Donc, dans les années 1960, il y avait Ousseynou Seck, le maître de l’émission matinale en wolof. Il était très écouté, parce que ses commentaires autant que les informations qu’il donnait montraient que ses propos n’étaient pas tout à fait les siens ou, tout au moins, ce qu’il disait n’échappait pas à la vigilance des stratèges du pouvoir. On ne parlait pas de communicants à l’époque. Seck était-il l’officieux porte-parole du président Senghor ? Personne n’en doutait, parce que ses annonces se vérifiaient bien vite sur le terrain politique.

Ousseynou Seck avait été un des acteurs importants, mais peu cités de la crise de 1962. C’est lui, en effet, qui a traduit en wolof le discours de Senghor sur la crise dans la nuit du 17 au 18 décembre. La traduction en wolof de l’allocution présidentielle eut un impact déterminant dans la guerre pour le pouvoir entre Dia et Senghor. En ces temps-là, celui qui tenait la radiodiffusion avait raison, surtout en cours de putsch.

Par la suite, Seck eut deux sujets sur lesquels il s’exprimait quasi quotidiennement : la chasse aux opposants entrés dans la clandestinité à l’époque, puis les réponses à Sékou Touré qui s’attaquait à Senghor dans des discours-fleuve accusant le président sénégalais de toutes sortes de manœuvres et autres complots contre son régime. Et ses harangues révolutionnaires passaient et repassaient tous les jours sur les ondes de Radio Guinée qui avait un audimat conséquent au Sénégal.

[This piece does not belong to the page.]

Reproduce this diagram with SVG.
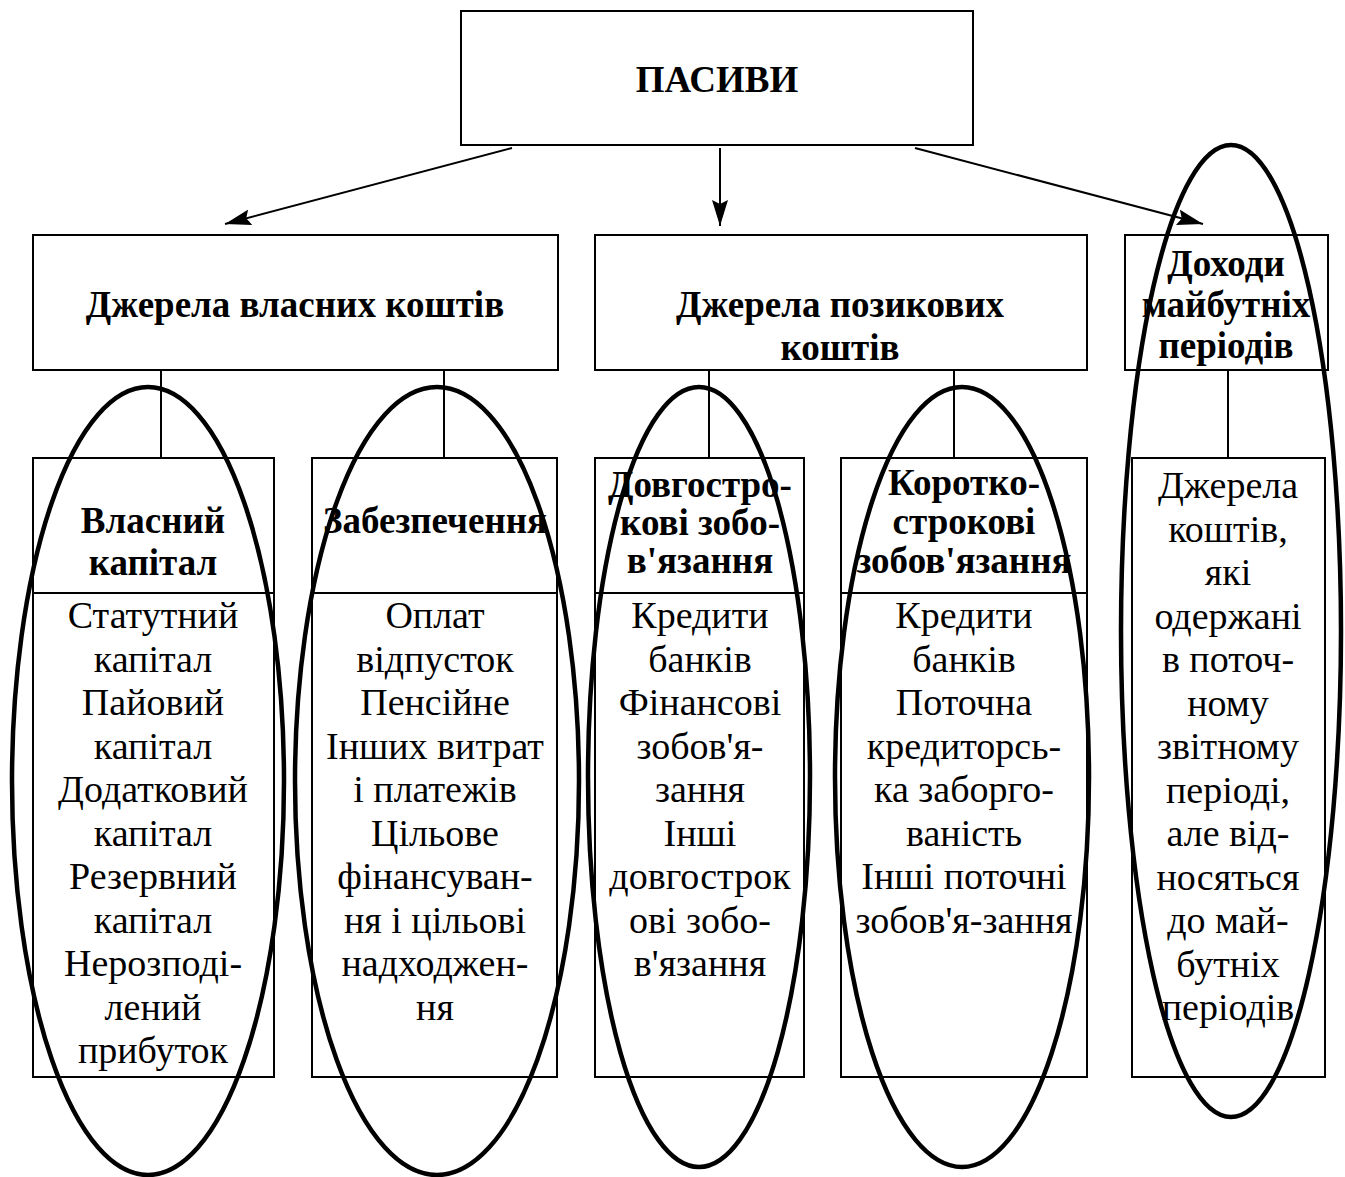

Ousseynou Seck se chargeait donc de répliquer. Ne ratant jamais le président guinéen qu’il affublait de noms d’oiseaux. Il l’appelait ‘’goutoute’’, un oiseau que, dans le monde rural, on qualifie de chanteur narcissique parce qu’il fredonne pour lui-même.

Ainsi, pour le journaliste wolophone, le président guinéen est un narcissique indécrottable qui s’auto-glorifie dans des discours pro domo. Il était si incisif que Sékou Touré s’obligeait de lui répondre directement sur les ondes de sa radio.

Mais entre les crises diplomatiques opposant Touré et Senghor, il y avait la politique intérieure et les opposants qui n’avaient pas désarmé, malgré l’interdiction du PAI et l’entrisme du PRA et d’autres formations politiques.  Les récalcitrants, Seck les menaçait chaque matin d’arrestations prochaines. ‘’Mbalma dèmna guèdj !’’, disait-il en wolof, pour annoncer, textuellement, ‘’un coup de filet’’ dans les rangs des adversaires du régime senghorien et leur promettait ‘’Ndougousine’’, une prison mythique qui n’était en fait que le nom d’un village que personne ne connaissait. En 1968, il fut l’une des rares cibles des manifestants qui brûlèrent son domicile.

Ousseynou Seck est mort avant la réconciliation entre Sékou Touré et Senghor, en 1974, actée par la venue du Bembeya Jazz à Dakar cette année-là.

Après Ousseynou Seck, il n’y eut plus de phénomène médiatique du même acabit. Certes, Hajj Mansour Mbaye joua un rôle similaire auprès d’Abdou Diouf, mais il était plutôt porte-voix que porte-parole. Mbaye Pekh avec Wade itou.

Quels liens entre Ousseynou Seck, il y a soixante ans, et l’actualité ? Peut-être aucun, parce que les époques sont différentes, mais la chasse aux opposants d’hier ressemble beaucoup à celle en cours, sauf qu’aujourd’hui, ce n’est point idéologique. Ensuite, il n’y a plus de Ousseynou Seck pour annoncer ‘’Mbalma dem na guèdj !’’. Soixante ans après Seck, c’est le chef de parti Ousmane Sonko qui s’y met, avec les réseaux sociaux ou quelques caciques qui tirent à vue sur l’ancien chef d’État et ses proches. La situation actuelle ressemble davantage à une vendetta d’État qu’à une reddition de comptes ou à un conflit idéologique entre partis. Et quand l’arme est l’État, rien ne peut arrêter la machine répressive.

Ousseynou Seck n’est plus là, mais les mêmes pratiques demeurent.